SHOCK WAVES

At the 2006 Time Ceremony, we saw the extraordinary sight of Fellows Quad almost empty of people, except for a huge traffic jam on the North side, with no apparent cause.
This was an example of a phenomenon known to engineers as a shock wave.
Very often, the individuals in a crowd adjust their speed taking into account only their immediate neighbours. On a motorway, many drivers fail to look any further ahead than the one or two cars in front of them. In normal circumstances, this is perfectly safe: on approaching an obstruction, the nearest cars slow down, causing others to slow down behind them, and so on.
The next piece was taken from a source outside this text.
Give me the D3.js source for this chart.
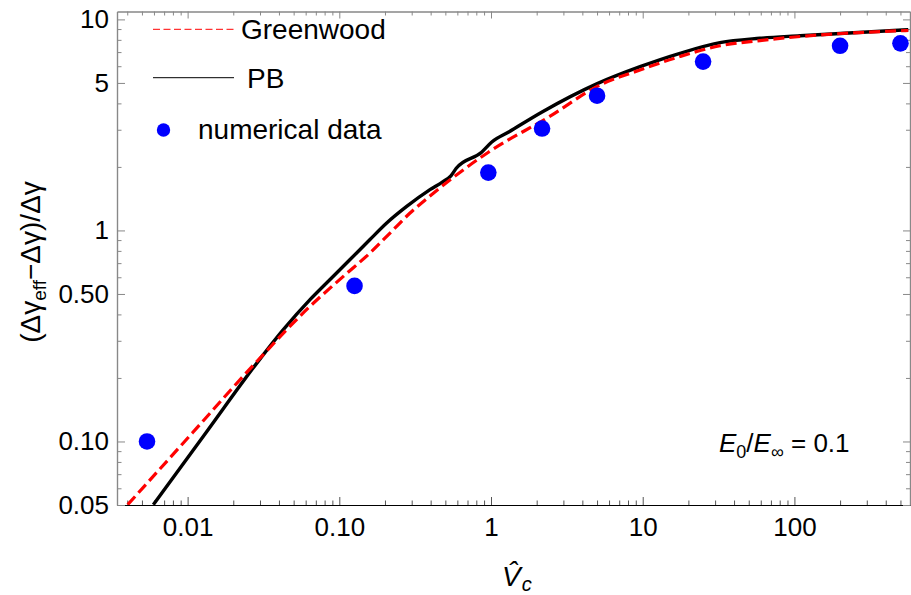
<!DOCTYPE html>
<html>
<head>
<meta charset="utf-8">
<script src="https://cdn.jsdelivr.net/npm/d3@7"></script>
<style>
  body { margin: 0; background: #fff; }
  svg { font-family: "Liberation Sans", Arial, sans-serif; }
</style>
</head>
<body>
<div id="vis"></div>
<script>
// values
const pbX = [0.00594, 0.01306, 0.02868, 0.04275, 0.0641, 0.0869, 0.1177, 0.1593, 0.2053, 0.278, 0.396, 0.48, 0.546, 0.59, 0.867, 1.012, 1.308, 2.186, 4.975, 9.6, 17.6, 32.3, 59.3, 109, 563];
const pbY = [0.0502, 0.1088, 0.2358, 0.3388, 0.4698, 0.5855, 0.7278, 0.9055, 1.084, 1.299, 1.56, 1.70, 1.82, 1.97, 2.348, 2.623, 2.928, 3.653, 4.95, 5.97, 6.91, 7.76, 8.14, 8.37, 8.93];

const gwX = [0.00403, 0.01074, 0.02868, 0.0641, 0.1063, 0.1593, 0.2159, 0.2925, 0.396, 0.961, 2.423, 5.23, 9.6, 17.6, 32.3, 59.3, 109, 563];
const gwY = [0.0502, 0.1097, 0.240, 0.4368, 0.6058, 0.782, 0.972, 1.209, 1.456, 2.348, 3.46, 4.89, 5.76, 6.67, 7.5, 7.94, 8.3, 8.86];

const numX = [0.0054, 0.126, 0.96, 2.17, 5.0, 25, 200, 500];
const numY = [0.1, 0.546, 1.88, 3.04, 4.35, 6.31, 7.5, 7.7];

const xTicks = [0.01, 0.1, 1, 10, 100];
const xTickLabels = ['0.01', '0.10', '1', '10', '100'];
const yTicks = [0.05, 0.1, 0.5, 1, 5, 10];
const yTickLabels = ['0.05', '0.10', '0.50', '1', '5', '10'];

const W = 911, H = 595;
const margin = { top: 11.5, right: 1, bottom: 90, left: 117 };
const width = W - margin.left - margin.right;
const height = H - margin.top - margin.bottom;

const svg = d3.select('#vis').append('svg')
  .attr('width', W).attr('height', H);

const $plot = svg.append('g')
  .attr('transform', `translate(${margin.left}, ${margin.top})`);

const x = d3.scaleLog().domain([0.003424, 578]).range([0, width]);
const y = d3.scaleLog().domain([0.05, 10.9]).range([height, 0]);

// minor ticks at 2..9 x decade
function minors(scale, majors) {
  const [a, b] = scale.domain();
  const out = [];
  for (let e = -4; e <= 3; e++) {
    for (let m = 1; m <= 9; m++) {
      const v = m * Math.pow(10, e);
      if (v >= a && v <= b && !majors.some(t => Math.abs(t - v) / v < 1e-6)) out.push(v);
    }
  }
  return out;
}
const xMinor = minors(x, xTicks);
const yMinor = minors(y, yTicks);

function styleAxis(g, col) {
  g.select('.domain').attr('stroke', col).attr('stroke-width', 1.2);
  g.selectAll('.tick line').attr('stroke', col).attr('stroke-width', 1);
  g.selectAll('.tick text').attr('fill', '#000').attr('font-size', 26);
}

// minor ticks
const xb = $plot.append('g').attr('transform', `translate(0, ${height})`)
  .call(d3.axisBottom(x).tickValues(xMinor).tickSizeInner(-4.5).tickSizeOuter(0).tickFormat(''));
styleAxis(xb, '#555');
const xt = $plot.append('g')
  .call(d3.axisTop(x).tickValues(xMinor).tickSizeInner(-4).tickSizeOuter(0).tickFormat(''));
styleAxis(xt, '#888');
const yl = $plot.append('g')
  .call(d3.axisLeft(y).tickValues(yMinor).tickSizeInner(-4.5).tickSizeOuter(0).tickFormat(''));
styleAxis(yl, '#888');
const yr = $plot.append('g').attr('transform', `translate(${width}, 0)`)
  .call(d3.axisRight(y).tickValues(yMinor).tickSizeInner(-4).tickSizeOuter(0).tickFormat(''));
styleAxis(yr, '#888');

// major ticks
const xAxis = $plot.append('g').attr('transform', `translate(0, ${height})`)
  .call(d3.axisBottom(x).tickValues(xTicks).tickSizeInner(-8).tickSizeOuter(0).tickPadding(12.5)
    .tickFormat((d, i) => xTickLabels[i]));
styleAxis(xAxis, '#000');
xAxis.selectAll('.tick line').attr('stroke', '#555');

const xTop = $plot.append('g')
  .call(d3.axisTop(x).tickValues(xTicks).tickSizeInner(-7).tickSizeOuter(0).tickFormat(''));
styleAxis(xTop, '#888');

const yAxis = $plot.append('g')
  .call(d3.axisLeft(y).tickValues(yTicks).tickSizeInner(-8).tickSizeOuter(0).tickPadding(8)
    .tickFormat((d, i) => yTickLabels[i]));
styleAxis(yAxis, '#888');

const yRight = $plot.append('g').attr('transform', `translate(${width}, 0)`)
  .call(d3.axisRight(y).tickValues(yTicks).tickSizeInner(-7).tickSizeOuter(0).tickFormat(''));
styleAxis(yRight, '#888');

// clip
$plot.append('clipPath').attr('id', 'clip')
  .append('rect').attr('width', width).attr('height', height);

const lines = $plot.append('g').attr('clip-path', 'url(#clip)');

const line = d3.line()
  .x(d => x(d[0]))
  .y(d => y(d[1]))
  .curve(d3.curveMonotoneX);

lines.append('path')
  .datum(pbX.map((v, i) => [v, pbY[i]]))
  .attr('d', line)
  .attr('fill', 'none')
  .attr('stroke', '#000')
  .attr('stroke-width', 3.4);

lines.append('path')
  .datum(gwX.map((v, i) => [v, gwY[i]]))
  .attr('d', line)
  .attr('fill', 'none')
  .attr('stroke', '#ff0000')
  .attr('stroke-width', 3.2)
  .attr('stroke-dasharray', '11,5');

$plot.append('g').selectAll('circle')
  .data(numX.map((v, i) => [v, numY[i]]))
  .enter().append('circle')
  .attr('cx', d => x(d[0]))
  .attr('cy', d => y(d[1]))
  .attr('r', 8.3)
  .attr('fill', '#0000ff');

// legend
const leg = svg.append('g');
leg.append('line').attr('x1', 153).attr('x2', 234).attr('y1', 29.3).attr('y2', 29.3)
  .attr('stroke', '#ff0000').attr('stroke-width', 1).attr('stroke-dasharray', '7,3.5');
leg.append('text').attr('x', 241).attr('y', 38.5).attr('font-size', 28).text('Greenwood');
leg.append('line').attr('x1', 153).attr('x2', 234).attr('y1', 77.7).attr('y2', 77.7)
  .attr('stroke', '#000').attr('stroke-width', 1);
leg.append('text').attr('x', 247).attr('y', 87.5).attr('font-size', 28).text('PB');
leg.append('circle').attr('cx', 163.5).attr('cy', 130).attr('r', 6.7).attr('fill', '#0000ff');
leg.append('text').attr('x', 198).attr('y', 138.5).attr('font-size', 28).text('numerical data');

// annotation
const ann = svg.append('text').attr('x', 719).attr('y', 452).attr('font-size', 26);
ann.append('tspan').attr('font-style', 'italic').text('E');
ann.append('tspan').attr('font-size', 18).attr('dy', 6).text('0');
ann.append('tspan').attr('dy', -6).text('/');
ann.append('tspan').attr('font-style', 'italic').text('E');
ann.append('tspan').attr('font-size', 18).attr('dy', 6).text('\u221E');
ann.append('tspan').attr('dy', -6).text(' = 0.1');

// x label: V with combining hat, subscript c
const xl = svg.append('text').attr('x', 502).attr('y', 586).attr('font-size', 28)
  .attr('font-style', 'italic');
xl.append('tspan').text('V\u0302');
xl.append('tspan').attr('dx', 1).attr('dy', 5).attr('font-size', 20).text('c');

// y label
const yl2 = svg.append('text')
  .attr('transform', 'translate(40, 262) rotate(-90)')
  .attr('text-anchor', 'middle')
  .attr('font-size', 28);
yl2.append('tspan').text('(\u0394\u03B3');
yl2.append('tspan').attr('font-size', 19).attr('dy', 6).text('eff');
yl2.append('tspan').attr('dy', -6).text('\u2212\u0394\u03B3)/\u0394\u03B3');
</script>
</body>
</html>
Eventually, cars which are so far away that they cannot possibly see the obstruction itself nevertheless slow down, purely relying on the speed and spacing of the cars immediately in front of them.
However, if the obstruction is too severe, or if the general speed is too fast, the spacing becomes less and less, until, perhaps a mile "upstream", the spacing becomes negative ­ which of course means that there is a collision.
Similarly, "knocking" in a central heating system is not caused by air bubbles (whatever the installers may say), but by a shock wave (usually resulting from having installed a valve which is too small and therefore causes too great an obstruction).
Other well-known shock waves are those behind a supersonic airplane, and the magnetopause and heliopause.
This is exactly what we saw in Fellows' Quad - the general speed was getting gradually faster during the hour, and eventually was sufficiently fast that, when someone caused a delay which would not have mattered at a slightly slower speed (perhaps pausing to pick up a dropped mortar-board?), probably on the West side of the Quad, everyone "upstream" adjusted their speed and spacing in such a way that the spacing became negative on the North side of the Quad.
Result - gridlock, for no apparent reason!

SWIFT

The Oxford English Dictionary gives the origin of "swift" (the bird) as the root "swaef...", meaning "sweep", and referring to the sweeping nature of a swift's flight.
While true, this is grossly misleading.
Most "sw..." words denote circular concepts: for example, the archaic word "swive" means "to screw" (in both senses).
We are used to sweeping with a broom with a head perpendicular to the handle, and with bristles perpendicular to the head: it has to be used with linear strokes.
But in the old days, a broom had no head: the bristles were directly connected to the handle, and it was normally used with small circular movements.
The common swift is a remarkable bird in that it spends virtually its entire life in the air (http://www.oum.ox.ac.uk/learning/htmls/swifts.htm): it even sleeps "on the wing". It remains aloft primarily using thermals, therefore characteristically making "lazy circles in the sky".
So the OED is right to refer to the sweeping nature of a swift's flight, provided that this is understood to mean its circular flight.

BE GROUND-SWIFTS

The Time Ceremony is not a race. You do not collect £200 each time you pass the Tower of Four Orders. It is a journey in time, and you do not reach the end any sooner by going faster in space.
The Time Ceremony should be a gentle stroll. Take time to talk (in whispers, of course) to the people around you.
There is skill, not in overtaking, but in undertaking, the technique of changing places with the people in front by walking slightly slower than them.
Do not walk as if your ankles are tied together: you will go much slower if you take longer steps, putting the toes down first, rocking back onto the heel, then leisurely dragging the front foot backwards to begin the next step.
If you must twirl at the corners, do not link arms with five others and propel the sidesmen at almost superhuman speeds. Link arms with at most one other peron, drift out of the mainstream, and twirl gently.
Even "whirling Dervishes" do not twirl fast.
You may even like to adopt the practice, loved by some old-timers, of "trailling" at the corners, consisting of wrapping your gown around yourself and twirling extremely slowly, with your head down and your chin tucked in and muttering into an imaginary beard.
Do not be quadhogs.
Be ground-swifts: make lazy circles on the ground!